Pakistan’s aerial strikes stood as little chance against India’s defences as the English batsmen during the Ashes in the 1974-75 seasons, India’s Director General of Military Operations (DGMO) Lt Gen Rajiv Ghai said on Monday during a briefing on Operation Sindoor, India’s strike on terror targets in Pakistan and PoK and the fierce battles that erupted after that before US President Donald Trump announced truce on Sunday.
“Back then, during the famous Ashes series, Australia had two fiery pacers — Jeff Thomson and Dennis Lillee,” Lt gen Ghai said. “The Australians used to say: ‘From Ashes to Ashes and dust to dust, if Thommo don’t get ya, then Lillee surely must.’
“In our case,” Ghai added, pointing at a detailed schematic of India’s aerial defence systems, “if you try to cross our multi-layered grid — electronic warfare, counter-UAS tech, and air defence — koi mauka nahi tha Pakistan ke paas [Pakistan had no chance]. Even if one layer missed, the next would take it down….On May 9 and 10, every attempt by Pakistan to hit airfields and logistics establishments failed miserably.”
In the 1974-75 Ashes, Lillee and Thomson’s bouncer barrage decimated England. “It was just carnage,” Thomson later said in Forged in Fire, a documentary, “They were pretty scared s*it, the players, I know some blokes didn't turn up.”
Dennis Lillee’s arch enemy on the field was Pakistan’s Javed Miandad. At a Test match at Perth in 1981, Lillee and Miandad almost came to blows. The Pakistani was armed with his bat. The Aussie was armed with his aggression.
Lt Gen Ghai also mentioned Virat Kohli’s retirement from Test cricket, announced minutes earlier: “Maybe today is not the day to talk about cricket,” he smiled. “I was watching... and saw that Virat Kohli announced his retirement from Test cricket. Like many Indians, he’s my favourite cricketer too.”
Beyond the cricket, there was a confident dismantling of Pakistan’s claims.
Air Marshal A.K. Bharti displayed shattered images of a Chinese origin PL-15 missile, long-range rockets, loiter munitions and unmanned aerial systems, Turkish-built SONGKAR drones, missiles, images reportedly from the Nu Khan airbase and a crater in the runway of the Rahim Yar Khan airbase as evidence of India’s military supremacy in the four-day conflict.
Air Marshal Bharti did clarify that the Nur Khan airbase image was picked up from the media.
Lt. General Ghai counted the radars, counter-unmanned aerial system, shoulder-fired weapons, vintage and modern weapons of air defence as the mainstay that thwarted the Pak offensive on India across the border including Srinagar and large parts of Punjab.
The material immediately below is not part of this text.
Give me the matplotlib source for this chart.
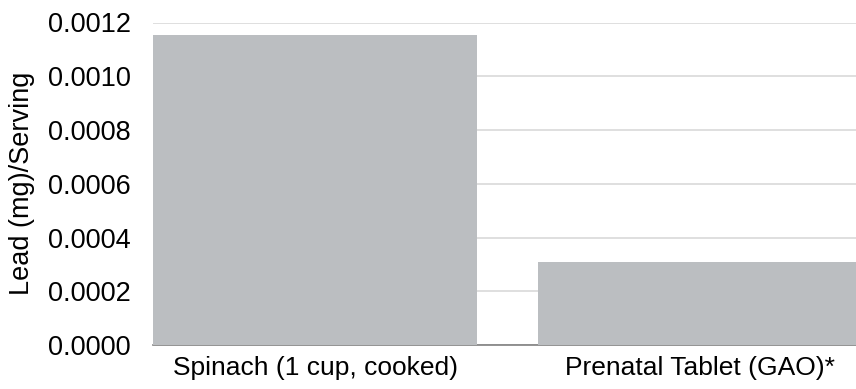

Air Marshal Bharti added multi-layered sensors, point defence weapons like the low-level air defence guns, shoulder-fired manpads, and surface to air missiles as crucial to India’s military victory.
The military brass held the air defence system aided on the ground by the army and the navy as crucial to minimise the damage on the Indian side.
“Older battle-proven systems also helped in countering Pakistani threat vectors and took them on, head-on. So did indigenous air defence systems like Akaash. It was a unique mix,” Air Marshal Bharti said.
The media briefing came hours before DGMO Ghai was to talk to his Pakistani counterpart.
Lt Gen Ghai said the attack on tourists in Pahalgam was the last straw.
“Over the last few years we had observed a change in the character of terror attacks. Alongside the military, the innocent, defenceless civilians were also being targeted. The attack on pilgrims to the Shiv Khori temple in the Jammu sector in 2024 and the Pahalgam attack are examples of this dangerous trend,” he said.
Air Marshall Bharti said India had targeted only terror camps in Pakistan Occupied Kashmir and inside Pakistan.
“Our fight was with terrorists and their infrastructure and not Pakistan military. It is unfortunate that the Pakistan military chose to intervene on behalf of terrorists. On May 7 only terror camps were targeted,” Air Marshall Bharti underlined.
He did not divulge any details of the war including the number of fighter planes engaged.
“It was different, but we were prepared,” he said.
All military bases, equipment and system are operational and ready for the next mission, DGMO Ghai said.
Vice Admiral A.N. Pramod said no suspicious or enemy aircraft was allowed within hundreds of kilometres of India’s territory.